We note that the Booklet opens with three full pages of “Points of Pride,” loaded with lovely photos, to soften up the room. In our view, “Points of Achievement" might have more meaning, but we’re just old fashioned fuddy-duddys.
This is followed by a page on “Strategic Framework,” loaded with all the language of pop-psycho babble you get when using a firm like this, which the BSD did for developing this plan a few years back. Rather than lay out tangible, measurable objectives, it overflows with touchy-feely emotion-laden rhetoric like embrace, positive, proactive, and community.
Then comes “Benchmarkiing Against a Peer Cohort.” In other words, demonstrating how the BSD has greater burdens and spends less that others. How they selected the peers is not explained.
Frankly, if you can stand looking at it, you’ll find the first 13 pages are designed to soften up the reader to a sympathetic position of saying “please, please, spend more; we’ll pay whatever we have to in order to contribute our fair share and treat our children well.” And to make sure we’re first among out peers, right? Whether it be the Jones or something else.
Note that when they show the enrollment changes, they don’t show the pre-base closure numbers when they enrolled 1,000 more students, and when they left town, how much budgets declined accordingly. Along with employment. Because they didn’t. Showing that data would be embarrasing.
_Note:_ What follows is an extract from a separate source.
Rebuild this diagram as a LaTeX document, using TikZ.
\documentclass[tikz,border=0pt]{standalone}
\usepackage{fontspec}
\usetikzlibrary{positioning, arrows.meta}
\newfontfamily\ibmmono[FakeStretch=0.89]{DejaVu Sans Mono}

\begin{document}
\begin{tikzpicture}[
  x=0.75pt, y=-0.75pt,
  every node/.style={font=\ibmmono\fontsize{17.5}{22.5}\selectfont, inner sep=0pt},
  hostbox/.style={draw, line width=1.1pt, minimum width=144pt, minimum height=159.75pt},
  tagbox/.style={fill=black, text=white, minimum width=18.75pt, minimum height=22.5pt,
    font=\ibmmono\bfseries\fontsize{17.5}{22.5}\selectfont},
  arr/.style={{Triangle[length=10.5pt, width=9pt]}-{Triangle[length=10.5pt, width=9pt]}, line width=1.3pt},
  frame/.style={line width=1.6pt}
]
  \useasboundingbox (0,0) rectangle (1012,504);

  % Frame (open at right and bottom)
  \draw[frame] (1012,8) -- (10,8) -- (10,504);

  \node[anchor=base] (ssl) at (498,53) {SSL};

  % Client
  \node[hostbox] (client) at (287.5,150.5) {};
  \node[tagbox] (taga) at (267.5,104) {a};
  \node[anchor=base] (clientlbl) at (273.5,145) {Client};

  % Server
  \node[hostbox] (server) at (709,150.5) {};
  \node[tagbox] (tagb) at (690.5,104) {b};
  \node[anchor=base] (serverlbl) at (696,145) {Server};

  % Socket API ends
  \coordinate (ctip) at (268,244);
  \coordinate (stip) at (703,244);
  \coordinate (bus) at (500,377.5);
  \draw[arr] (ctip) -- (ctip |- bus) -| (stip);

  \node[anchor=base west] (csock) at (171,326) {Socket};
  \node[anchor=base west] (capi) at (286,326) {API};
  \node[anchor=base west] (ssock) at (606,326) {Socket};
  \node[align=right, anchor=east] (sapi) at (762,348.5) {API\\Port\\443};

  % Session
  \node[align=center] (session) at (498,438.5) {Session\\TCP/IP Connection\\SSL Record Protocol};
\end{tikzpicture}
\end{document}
Ten years ago, when we had 1,000 more students, and more schools operating, we were spending in the $10 thousand range per student. Now, with fewer school plants and 1,000 fewer students, we’re spending $16 thousand plus per student. Presumably you’re spending 60% more on all your household budget items, including property taxes. And your income has increased by 60% to pay for it.
Enough whining. Instead, we’d like to give you another spending yardstick here in Brunswick. The figures below are for street resurfacing in the recent 10 years:
These are figures in the Public Works budget, and do not include amounts for street reconstruction, which we’re following up on. These work out to an average of something like $533,000 per year to maintain our town thoroughfares. Not that the condition of our streets matters in the larger sense.
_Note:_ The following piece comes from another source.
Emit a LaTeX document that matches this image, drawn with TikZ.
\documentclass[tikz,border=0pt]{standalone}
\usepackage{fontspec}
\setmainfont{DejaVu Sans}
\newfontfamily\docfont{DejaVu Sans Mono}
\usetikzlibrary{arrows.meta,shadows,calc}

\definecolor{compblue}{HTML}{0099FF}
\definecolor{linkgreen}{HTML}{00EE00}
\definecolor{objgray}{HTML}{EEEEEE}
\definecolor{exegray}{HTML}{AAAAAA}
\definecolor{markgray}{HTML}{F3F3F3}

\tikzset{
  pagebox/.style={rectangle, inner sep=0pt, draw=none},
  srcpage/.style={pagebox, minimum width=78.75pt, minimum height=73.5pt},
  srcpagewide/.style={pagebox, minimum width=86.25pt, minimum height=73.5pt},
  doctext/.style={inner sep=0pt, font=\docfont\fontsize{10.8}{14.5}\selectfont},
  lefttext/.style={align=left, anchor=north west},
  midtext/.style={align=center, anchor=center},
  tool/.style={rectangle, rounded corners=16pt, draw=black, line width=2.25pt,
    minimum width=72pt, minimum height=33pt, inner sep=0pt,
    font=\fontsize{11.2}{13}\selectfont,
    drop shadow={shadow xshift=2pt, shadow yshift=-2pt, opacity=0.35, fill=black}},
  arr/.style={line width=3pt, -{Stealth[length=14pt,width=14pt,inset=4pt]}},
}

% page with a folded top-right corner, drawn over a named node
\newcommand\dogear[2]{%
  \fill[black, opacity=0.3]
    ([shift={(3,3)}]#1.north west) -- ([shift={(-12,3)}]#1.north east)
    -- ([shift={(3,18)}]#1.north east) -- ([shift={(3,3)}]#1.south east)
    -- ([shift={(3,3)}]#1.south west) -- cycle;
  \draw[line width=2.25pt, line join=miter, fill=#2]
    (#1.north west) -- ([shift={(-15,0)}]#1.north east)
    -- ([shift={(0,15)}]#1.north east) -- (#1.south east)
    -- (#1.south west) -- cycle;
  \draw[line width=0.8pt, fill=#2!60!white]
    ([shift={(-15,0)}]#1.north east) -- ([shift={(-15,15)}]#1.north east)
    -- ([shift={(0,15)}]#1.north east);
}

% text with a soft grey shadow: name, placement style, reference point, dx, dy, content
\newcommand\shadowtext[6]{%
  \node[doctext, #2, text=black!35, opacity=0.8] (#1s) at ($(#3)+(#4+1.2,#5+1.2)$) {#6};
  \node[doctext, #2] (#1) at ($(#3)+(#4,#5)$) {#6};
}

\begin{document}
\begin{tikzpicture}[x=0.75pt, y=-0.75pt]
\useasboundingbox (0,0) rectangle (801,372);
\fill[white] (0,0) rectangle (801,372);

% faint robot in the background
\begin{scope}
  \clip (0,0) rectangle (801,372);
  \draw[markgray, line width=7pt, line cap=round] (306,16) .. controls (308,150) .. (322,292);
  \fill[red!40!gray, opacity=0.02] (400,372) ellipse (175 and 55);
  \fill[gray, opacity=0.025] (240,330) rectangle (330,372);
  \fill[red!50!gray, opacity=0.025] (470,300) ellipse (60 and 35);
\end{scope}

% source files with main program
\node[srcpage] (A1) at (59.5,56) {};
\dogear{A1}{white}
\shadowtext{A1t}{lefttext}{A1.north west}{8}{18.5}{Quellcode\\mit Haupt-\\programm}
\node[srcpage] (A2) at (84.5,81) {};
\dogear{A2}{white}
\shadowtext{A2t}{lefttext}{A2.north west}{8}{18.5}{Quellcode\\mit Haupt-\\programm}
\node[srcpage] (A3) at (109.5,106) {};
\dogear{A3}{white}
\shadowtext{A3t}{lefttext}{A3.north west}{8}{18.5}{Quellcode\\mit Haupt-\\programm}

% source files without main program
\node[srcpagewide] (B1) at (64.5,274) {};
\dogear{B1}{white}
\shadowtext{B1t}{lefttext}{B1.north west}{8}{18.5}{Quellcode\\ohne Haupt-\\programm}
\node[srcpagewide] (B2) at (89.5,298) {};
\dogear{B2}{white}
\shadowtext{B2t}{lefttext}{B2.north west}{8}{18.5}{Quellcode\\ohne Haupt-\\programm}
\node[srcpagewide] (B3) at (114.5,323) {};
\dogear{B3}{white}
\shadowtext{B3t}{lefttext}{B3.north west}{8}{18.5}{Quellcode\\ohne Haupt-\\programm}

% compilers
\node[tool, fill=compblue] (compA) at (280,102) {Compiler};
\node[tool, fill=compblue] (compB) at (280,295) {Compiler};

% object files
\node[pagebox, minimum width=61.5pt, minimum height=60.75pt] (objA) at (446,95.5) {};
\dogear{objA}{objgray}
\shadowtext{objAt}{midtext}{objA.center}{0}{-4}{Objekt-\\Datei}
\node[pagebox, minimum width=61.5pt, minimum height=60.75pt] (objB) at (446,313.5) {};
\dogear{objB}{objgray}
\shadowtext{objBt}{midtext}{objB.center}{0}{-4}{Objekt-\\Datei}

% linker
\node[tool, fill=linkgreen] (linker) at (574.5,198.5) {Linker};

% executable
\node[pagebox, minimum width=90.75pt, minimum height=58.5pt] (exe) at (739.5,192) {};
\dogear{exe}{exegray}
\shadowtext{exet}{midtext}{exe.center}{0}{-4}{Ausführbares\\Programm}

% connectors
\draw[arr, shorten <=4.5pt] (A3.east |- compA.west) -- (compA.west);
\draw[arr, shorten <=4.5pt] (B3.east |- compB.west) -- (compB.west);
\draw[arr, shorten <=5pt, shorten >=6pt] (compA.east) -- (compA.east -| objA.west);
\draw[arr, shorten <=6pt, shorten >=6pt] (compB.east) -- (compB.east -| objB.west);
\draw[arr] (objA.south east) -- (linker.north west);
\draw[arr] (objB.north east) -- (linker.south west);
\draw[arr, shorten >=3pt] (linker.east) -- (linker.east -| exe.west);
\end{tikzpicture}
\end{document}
But in an era when town budgets exceed $60 million, and school budgets are approaching $40 million, we think it lends a sense of perspective. And how poorly we’ve all done at seeing that some sense of proportion exists in town priorities.
$533,000 is not much more than a rounding error in the school budget, but it’s the total we spend to keep our streets in decent condition….or not.
Clearly there’s enough shame to weigh everyone down.
Oh, and one more thing. When you study the School Budget Booklet in detail, which we know you will, please take note of the pages on which our public servants go into detail on student achievement and how it compares to the other school systems in our peer group. And how they compare the performance metrics for the teachers in the same vein, other than comparing average salaries, which does little more than tell you about the average age of the cohort. Why? Because if the peers compensate their teachers the same way we do, pay is determined almost exclusively by how many years of service you have, not by how good a job you do compared to your peers.
Performance does not enter into the equation at all. And why would it, if student performance isn’t a primary indicator of Department metrics?
This is just the idea of participation trophies taken to the next level. Teachers and students are evaluated solely on the basis of participation, not excellence and achievement.